Direct consultation with children involves a specially trained family mediator talking with a child or children as a part of a mediation in which arrangements are being made for children. The government has suggested that children aged 10 and above should be able to talk to a mediator when child arrangements are being made. Parents sometimes suggest that their children are involved in the mediation process, sometimes the child makes the suggestion.
It is important that parents understand the thoughts, needs and feelings of their children and involving them in the mediation process may be a good way to do this. Children like to be informed and appreciate having their views and options heard, although it is always made clear that they are not responsible for any overall decisions – these need to be made by their parents.
Involving children in mediation can be very complex and a great deal of preparation is needed before a mediator will speak to a child. Different considerations apply depending on the age and maturity of the child. The child and both the parents have to agree to the consultation and the mediator must decide whether child consultation is appropriate.

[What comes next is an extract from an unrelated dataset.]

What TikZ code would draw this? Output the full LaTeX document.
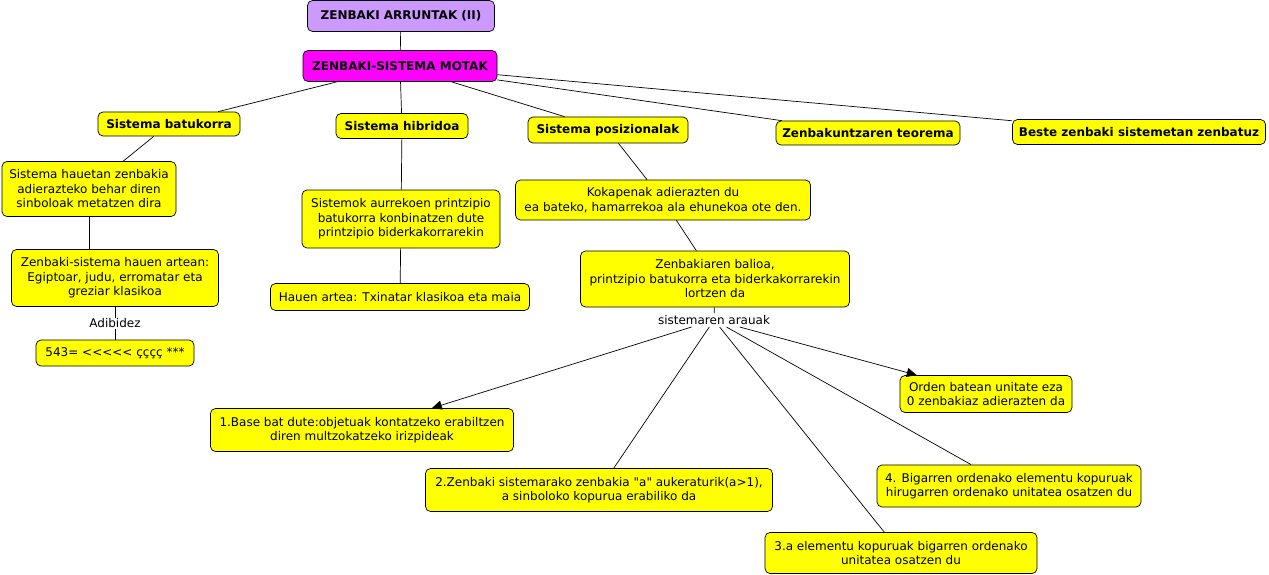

Direct consultation with a child means the child talking face to face with the mediator separately. This conversation is confidential, between the mediator and the child. However, very often the child does have something that they want the mediator to tell their parents, and that they would like the parents to take into consideration when making their decisions. Strictly with the child’s permission, the mediator will then bring the child’s voice into the mediation.
Consultations with a child usually last approximately 45 minutes. Siblings will be seen separately or together depending on what the children themselves prefer. Children should generally be aged 10 years and over, but in exceptional circumstances younger children may be seen.